>> start

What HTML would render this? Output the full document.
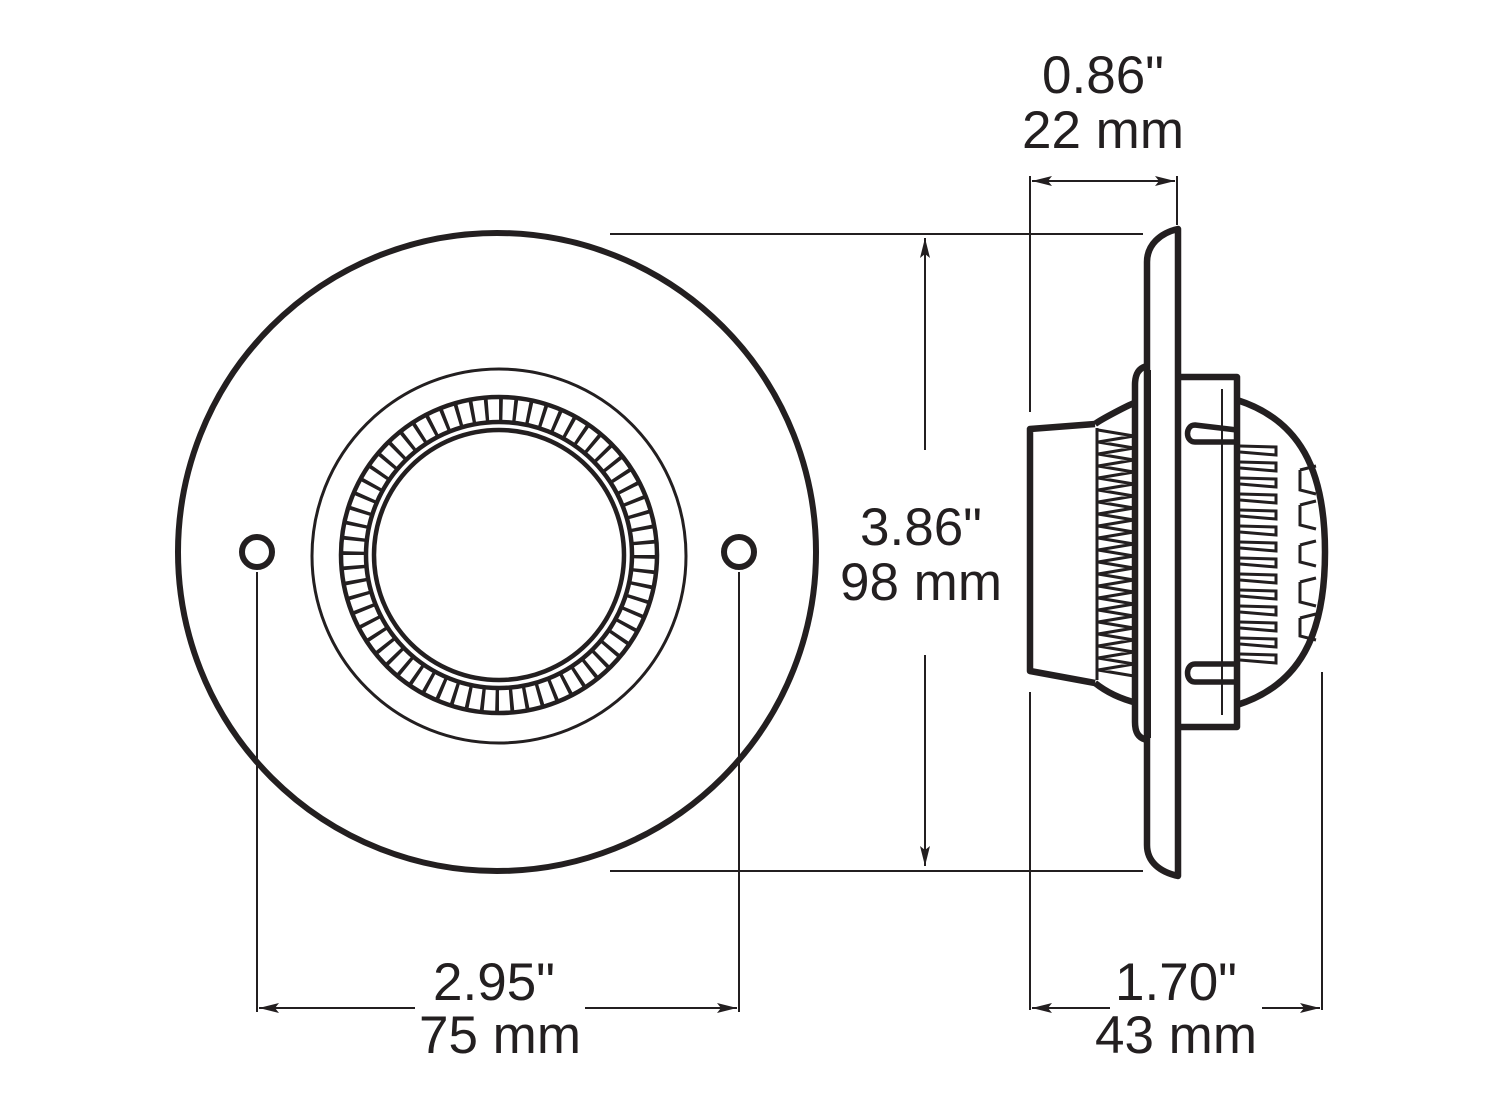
<!DOCTYPE html>
<html><head><meta charset="utf-8">
<style>
html,body{margin:0;padding:0;background:#fff;}
svg{display:block;}
text{font-family:"Liberation Sans",Arial,sans-serif;font-size:53px;fill:#231f20;text-anchor:middle;}
</style></head>
<body>
<svg id="s" width="1500" height="1111" viewBox="0 0 1500 1111" xmlns="http://www.w3.org/2000/svg">
<defs>
<marker id="a" viewBox="0 0 20 10" refX="20" refY="5" markerWidth="20" markerHeight="10" markerUnits="userSpaceOnUse" orient="auto">
<path d="M0,0 L20,5 L0,10 L4,5 Z" fill="#231f20"/>
</marker>
</defs>
<g fill="none" stroke="#231f20">
<circle cx="497" cy="552" r="319" stroke-width="6"/>
<circle cx="499" cy="556" r="187" stroke-width="3"/>
<circle cx="499" cy="555" r="158" stroke-width="4.5"/>
<circle cx="499" cy="555" r="133" stroke-width="4.5"/>
<circle cx="499" cy="555" r="145.5" stroke-width="25" stroke-dasharray="3.6 10.68"/>
<circle cx="499" cy="555" r="125" stroke-width="4.5"/>
<circle cx="257" cy="552" r="15" stroke-width="6"/>
<circle cx="739" cy="552" r="15" stroke-width="6"/>

<g stroke-width="2">
<line x1="257" y1="572" x2="257" y2="1012"/>
<line x1="739" y1="572" x2="739" y2="1012"/>
<line x1="415" y1="1008" x2="259" y2="1008" marker-end="url(#a)"/>
<line x1="585" y1="1008" x2="737" y2="1008" marker-end="url(#a)"/>
<line x1="610" y1="234" x2="1143" y2="234"/>
<line x1="610" y1="871" x2="1143" y2="871"/>
<line x1="925" y1="450" x2="925" y2="238" marker-end="url(#a)"/>
<line x1="925" y1="655" x2="925" y2="866" marker-end="url(#a)"/>
<line x1="1030" y1="176" x2="1030" y2="412"/>
<line x1="1177" y1="176" x2="1177" y2="225"/>
<line x1="1103" y1="181" x2="1032" y2="181" marker-end="url(#a)"/>
<line x1="1103" y1="181" x2="1175" y2="181" marker-end="url(#a)"/>
<line x1="1030" y1="692" x2="1030" y2="1010"/>
<line x1="1322" y1="672" x2="1322" y2="1010"/>
<line x1="1110" y1="1008" x2="1032" y2="1008" marker-end="url(#a)"/>
<line x1="1262" y1="1008" x2="1320" y2="1008" marker-end="url(#a)"/>
</g>

<g stroke-width="6.5" stroke-linejoin="round">
<path d="M1178,229 L1178,876 C1160,872 1147,862 1147,845 L1147,262 C1147,245 1160,233 1178,229 Z"/>
<path d="M1147,366 C1138,368 1135,375 1135,385 L1135,722 C1135,732 1138,738 1147,740"/>
<path d="M1178,377 L1237,377 L1237,727 L1178,727"/>
<path d="M1095,424 L1030,429 L1030,671 L1095,683"/>
<path d="M1095,424 C1100,420 1130,404 1137,402 M1095,683 C1110,695 1125,700 1137,703"/>
<path d="M1237,400 C1300,420 1325,470 1325,552 C1325,635 1300,685 1237,705"/>
<path d="M1237,430 L1195,425 C1185,425 1185,442 1195,442 L1237,442" stroke-width="5.5"/>
<path d="M1237,664 L1195,664 C1185,664 1185,682 1195,682 L1237,682" stroke-width="5.5"/>
</g>
<line x1="1150" y1="370" x2="1150" y2="738" stroke-width="2"/>
<line x1="1222" y1="389" x2="1222" y2="715" stroke-width="2"/>
<g id="fins" stroke-width="3"></g>
</g>
<text x="1103" y="93">0.86"</text>
<text x="1103" y="148">22 mm</text>
<text x="921" y="545">3.86"</text>
<text x="921" y="600">98 mm</text>
<text x="494" y="1000">2.95"</text>
<text x="500" y="1053">75 mm</text>
<text x="1176" y="1000">1.70"</text>
<text x="1176" y="1053">43 mm</text>
</svg>
<script>
var g=document.getElementById('fins'),ns='http://www.w3.org/2000/svg',d='';
var y=430,t=0;
while(y<680){d+=(t?'L1098,':'M1098,')+y+' L1134,'+(y+6)+' ';y+=12;t=1;}
d+='M1097,428 L1097,680 M1135,408 L1135,698 ';
for(var yy=446;yy<660;yy+=16){d+='M1240,'+yy+' L1276,'+(yy+1)+' L1276,'+(yy+9)+' L1240,'+(yy+6)+' ';}
var sl=[[470,490],[505,525],[545,562],[582,602],[618,636]];
sl.forEach(function(s){d+='M1300,'+s[0]+' L1316,'+(s[0]-4)+' M1300,'+s[0]+' L1300,'+s[1]+' L1316,'+(s[1]+4)+' ';});
var p=document.createElementNS(ns,'path');p.setAttribute('d',d);g.appendChild(p);
</script>
</body></html>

>> end

# WHAT THE EXERCISE ASKS
Quote the material in full and exactly; do not carry over its pictures.

# REPLY
What HTML would render this? Output the full document.
<!DOCTYPE html>
<html><head><meta charset="utf-8">
<style>
html,body{margin:0;padding:0;background:#fff;}
svg{display:block;}
text{font-family:"Liberation Sans",Arial,sans-serif;font-size:53px;fill:#231f20;text-anchor:middle;}
</style></head>
<body>
<svg id="s" width="1500" height="1111" viewBox="0 0 1500 1111" xmlns="http://www.w3.org/2000/svg">
<defs>
<marker id="a" viewBox="0 0 20 10" refX="20" refY="5" markerWidth="20" markerHeight="10" markerUnits="userSpaceOnUse" orient="auto">
<path d="M0,0 L20,5 L0,10 L4,5 Z" fill="#231f20"/>
</marker>
</defs>
<g fill="none" stroke="#231f20">
<circle cx="497" cy="552" r="319" stroke-width="6"/>
<circle cx="499" cy="556" r="187" stroke-width="3"/>
<circle cx="499" cy="555" r="158" stroke-width="4.5"/>
<circle cx="499" cy="555" r="133" stroke-width="4.5"/>
<circle cx="499" cy="555" r="145.5" stroke-width="25" stroke-dasharray="3.6 10.68"/>
<circle cx="499" cy="555" r="125" stroke-width="4.5"/>
<circle cx="257" cy="552" r="15" stroke-width="6"/>
<circle cx="739" cy="552" r="15" stroke-width="6"/>

<g stroke-width="2">
<line x1="257" y1="572" x2="257" y2="1012"/>
<line x1="739" y1="572" x2="739" y2="1012"/>
<line x1="415" y1="1008" x2="259" y2="1008" marker-end="url(#a)"/>
<line x1="585" y1="1008" x2="737" y2="1008" marker-end="url(#a)"/>
<line x1="610" y1="234" x2="1143" y2="234"/>
<line x1="610" y1="871" x2="1143" y2="871"/>
<line x1="925" y1="450" x2="925" y2="238" marker-end="url(#a)"/>
<line x1="925" y1="655" x2="925" y2="866" marker-end="url(#a)"/>
<line x1="1030" y1="176" x2="1030" y2="412"/>
<line x1="1177" y1="176" x2="1177" y2="225"/>
<line x1="1103" y1="181" x2="1032" y2="181" marker-end="url(#a)"/>
<line x1="1103" y1="181" x2="1175" y2="181" marker-end="url(#a)"/>
<line x1="1030" y1="692" x2="1030" y2="1010"/>
<line x1="1322" y1="672" x2="1322" y2="1010"/>
<line x1="1110" y1="1008" x2="1032" y2="1008" marker-end="url(#a)"/>
<line x1="1262" y1="1008" x2="1320" y2="1008" marker-end="url(#a)"/>
</g>

<g stroke-width="6.5" stroke-linejoin="round">
<path d="M1178,229 L1178,876 C1160,872 1147,862 1147,845 L1147,262 C1147,245 1160,233 1178,229 Z"/>
<path d="M1147,366 C1138,368 1135,375 1135,385 L1135,722 C1135,732 1138,738 1147,740"/>
<path d="M1178,377 L1237,377 L1237,727 L1178,727"/>
<path d="M1095,424 L1030,429 L1030,671 L1095,683"/>
<path d="M1095,424 C1100,420 1130,404 1137,402 M1095,683 C1110,695 1125,700 1137,703"/>
<path d="M1237,400 C1300,420 1325,470 1325,552 C1325,635 1300,685 1237,705"/>
<path d="M1237,430 L1195,425 C1185,425 1185,442 1195,442 L1237,442" stroke-width="5.5"/>
<path d="M1237,664 L1195,664 C1185,664 1185,682 1195,682 L1237,682" stroke-width="5.5"/>
</g>
<line x1="1150" y1="370" x2="1150" y2="738" stroke-width="2"/>
<line x1="1222" y1="389" x2="1222" y2="715" stroke-width="2"/>
<g id="fins" stroke-width="3"></g>
</g>
<text x="1103" y="93">0.86"</text>
<text x="1103" y="148">22 mm</text>
<text x="921" y="545">3.86"</text>
<text x="921" y="600">98 mm</text>
<text x="494" y="1000">2.95"</text>
<text x="500" y="1053">75 mm</text>
<text x="1176" y="1000">1.70"</text>
<text x="1176" y="1053">43 mm</text>
</svg>
<script>
var g=document.getElementById('fins'),ns='http://www.w3.org/2000/svg',d='';
var y=430,t=0;
while(y<680){d+=(t?'L1098,':'M1098,')+y+' L1134,'+(y+6)+' ';y+=12;t=1;}
d+='M1097,428 L1097,680 M1135,408 L1135,698 ';
for(var yy=446;yy<660;yy+=16){d+='M1240,'+yy+' L1276,'+(yy+1)+' L1276,'+(yy+9)+' L1240,'+(yy+6)+' ';}
var sl=[[470,490],[505,525],[545,562],[582,602],[618,636]];
sl.forEach(function(s){d+='M1300,'+s[0]+' L1316,'+(s[0]-4)+' M1300,'+s[0]+' L1300,'+s[1]+' L1316,'+(s[1]+4)+' ';});
var p=document.createElementNS(ns,'path');p.setAttribute('d',d);g.appendChild(p);
</script>
</body></html>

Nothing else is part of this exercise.